The analysis suggests that informal work activity—particularly in terms of hours per month—behaves countercyclically in the sense that such activity declines as labor market indicators (such as the unemployment rate) improve. While additional survey responses suggest that this relationship may be causal—for example people may reduce their informal hours because they gain preferred employment opportunities in the formal sector—we cannot definitively prove such a causal link. Fluctuations in the prevalence of informal work have potential implications for the measurement of employment, a consideration that informs US monetary policy. Gaining a better understanding of how the gig economy functions in the United States has potentially important welfare implications for individuals, as workers in such arrangements may be more vulnerable when economic conditions deteriorate.

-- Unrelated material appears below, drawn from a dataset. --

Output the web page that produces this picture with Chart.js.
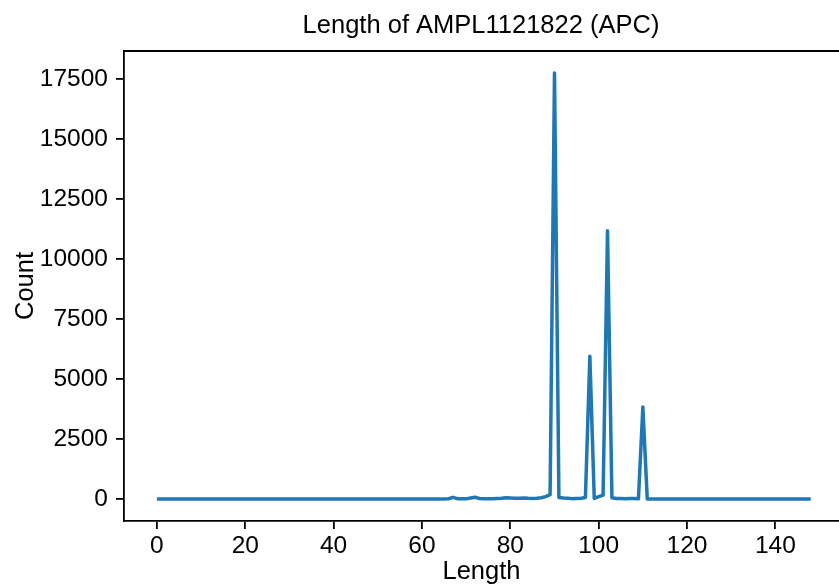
<!DOCTYPE html>
<html>
<head>
<meta charset="utf-8">
<script src="https://cdn.jsdelivr.net/npm/chart.js@4"></script>
<style>
  html, body { margin: 0; padding: 0; background: #fff; overflow: hidden; }
  #chart { display: block; }
</style>
</head>
<body>
<canvas id="chart" width="839" height="585"></canvas>
<script>
/* =========================
  Data
========================= */
const titleText = "Length of AMPL1121822 (APC)";

const lengths = [
  0, 1, 2, 3, 4, 5, 6, 7, 8, 9,
  10, 11, 12, 13, 14, 15, 16, 17, 18, 19,
  20, 21, 22, 23, 24, 25, 26, 27, 28, 29,
  30, 31, 32, 33, 34, 35, 36, 37, 38, 39,
  40, 41, 42, 43, 44, 45, 46, 47, 48, 49,
  50, 51, 52, 53, 54, 55, 56, 57, 58, 59,
  60, 61, 62, 63, 64, 65, 66, 67, 68, 69,
  70, 71, 72, 73, 74, 75, 76, 77, 78, 79,
  80, 81, 82, 83, 84, 85, 86, 87, 88, 89,
  90, 91, 92, 93, 94, 95, 96, 97, 98, 99,
  100, 101, 102, 103, 104, 105, 106, 107, 108, 109,
  110, 111, 112, 113, 114, 115, 116, 117, 118, 119,
  120, 121, 122, 123, 124, 125, 126, 127, 128, 129,
  130, 131, 132, 133, 134, 135, 136, 137, 138, 139,
  140, 141, 142, 143, 144, 145, 146, 147, 148
];

const counts = [
  0, 0, 0, 0, 0, 0, 0, 0, 0, 0,
  0, 0, 0, 0, 0, 0, 0, 0, 0, 0,
  0, 0, 0, 0, 0, 0, 0, 0, 0, 0,
  0, 0, 0, 0, 0, 0, 0, 0, 0, 0,
  0, 0, 0, 0, 0, 0, 0, 0, 0, 0,
  0, 0, 0, 0, 0, 0, 0, 0, 0, 0,
  0, 0, 0, 0, 0, 0, 10, 70, 15, 10,
  5, 40, 70, 20, 10, 10, 15, 25, 30, 50,
  45, 35, 30, 40, 30, 25, 30, 50, 100, 180,
  17750, 60, 40, 35, 15, 25, 35, 60, 5950, 20,
  100, 160, 11180, 50, 20, 20, 15, 20, 25, 10,
  3830, 0, 0, 0, 0, 0, 0, 0, 0, 0,
  0, 0, 0, 0, 0, 0, 0, 0, 0, 0,
  0, 0, 0, 0, 0, 0, 0, 0, 0, 0,
  0, 0, 0, 0, 0, 0, 0, 0, 0
];

const xTicks = [0, 20, 40, 60, 80, 100, 120, 140];
const yTicks = [0, 2500, 5000, 7500, 10000, 12500, 15000, 17500];

/* =========================
  Helper
========================= */
const FONT = "'Liberation Sans', Arial, Helvetica, sans-serif";

// top spine + title (matplotlib style)
const frame = {
  id: "frame",
  afterDraw(chart) {
    const { ctx, chartArea } = chart;
    ctx.save();
    ctx.strokeStyle = "#000";
    ctx.lineWidth = 1.8;
    ctx.beginPath();
    ctx.moveTo(chartArea.left - 0.9, chartArea.top);
    ctx.lineTo(chartArea.right, chartArea.top);
    ctx.stroke();

    ctx.fillStyle = "#000";
    ctx.font = "25.5px " + FONT;
    ctx.textAlign = "center";
    ctx.textBaseline = "alphabetic";
    ctx.fillText(titleText, 481, 33);
    ctx.restore();
  }
};

/* =========================
  Render Chart
========================= */
new Chart(document.getElementById("chart"), {
  type: "line",
  data: {
    datasets: [{
      data: lengths.map((l, i) => ({ x: l, y: counts[i] })),
      borderColor: "#1f77b4",
      borderWidth: 3.5,
      borderJoinStyle: "round",
      pointRadius: 0,
      tension: 0,
      fill: false
    }]
  },
  options: {
    responsive: false,
    animation: false,
    layout: { padding: { top: 51, left: 0, right: 0, bottom: 0 } },
    plugins: {
      legend: { display: false },
      title: { display: false },
      tooltip: { enabled: false }
    },
    scales: {
      x: {
        type: "linear",
        min: -7.45,
        max: 154.4,
        afterFit: s => { s.height = 64; },
        afterBuildTicks: s => { s.ticks = xTicks.map(v => ({ value: v })); },
        grid: { drawOnChartArea: false, tickLength: 8, color: "#000", lineWidth: 1.8 },
        border: { display: true, color: "#000", width: 1.8 },
        ticks: {
          color: "#000", padding: 3, maxRotation: 0,
          font: { family: FONT, size: 24.5 },
          callback: v => String(v)
        },
        title: { display: true, text: "Length", color: "#000", padding: 0, font: { family: FONT, size: 25.5, lineHeight: 1.0 } }
      },
      y: {
        min: -917,
        max: 18667,
        afterFit: s => { s.width = 124; },
        afterBuildTicks: s => { s.ticks = yTicks.map(v => ({ value: v })); },
        grid: { drawOnChartArea: false, tickLength: 8, color: "#000", lineWidth: 1.8 },
        border: { display: true, color: "#000", width: 1.8 },
        ticks: {
          color: "#000", padding: 8,
          font: { family: FONT, size: 24.5 },
          callback: v => String(v)
        },
        title: { display: true, text: "Count", color: "#000", padding: { top: 11, bottom: 0 }, font: { family: FONT, size: 25.5 } }
      }
    }
  },
  plugins: [frame]
});
</script>
</body>
</html>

A variety of researchers and public entities have estimated the prevalence of nontraditional work arrangements—using diverse definitions—in recent decades, and the topic has received increasing attention in the past five years. Despite numerous media reports that the prevalence of nonstandard work has increased since the Great Recession, not all sources agree on this point, and very little evidence exists relating to hours or earnings from such arrangements and their changes over time. Using unique data from the Survey of Informal Work Participation (SIWP), we describe changes in informal work activity across 2015, 2016, and 2017 along multiple dimensions and for a variety of specific jobs. Considering the net changes observed between 2015 and 2017, we find that participation rates and earnings were mostly flat across the period, while average hours for gig workers declined by economically and statistically significant margins. The aggregate number of full-time equivalent jobs embodied in informal work—a measure combining participation rates and hours—also declined by an economically significant margin between 2015 and 2017. A major exception to these trends is that average ridesharing hours more than quadrupled between 2015 and 2017. We find some evidence that the recent declines in informal work hours represented a response to declining unemployment rates, but during this time period there also appears to have been upward structural pressure on gig work that provided a particular boost to platform-based work.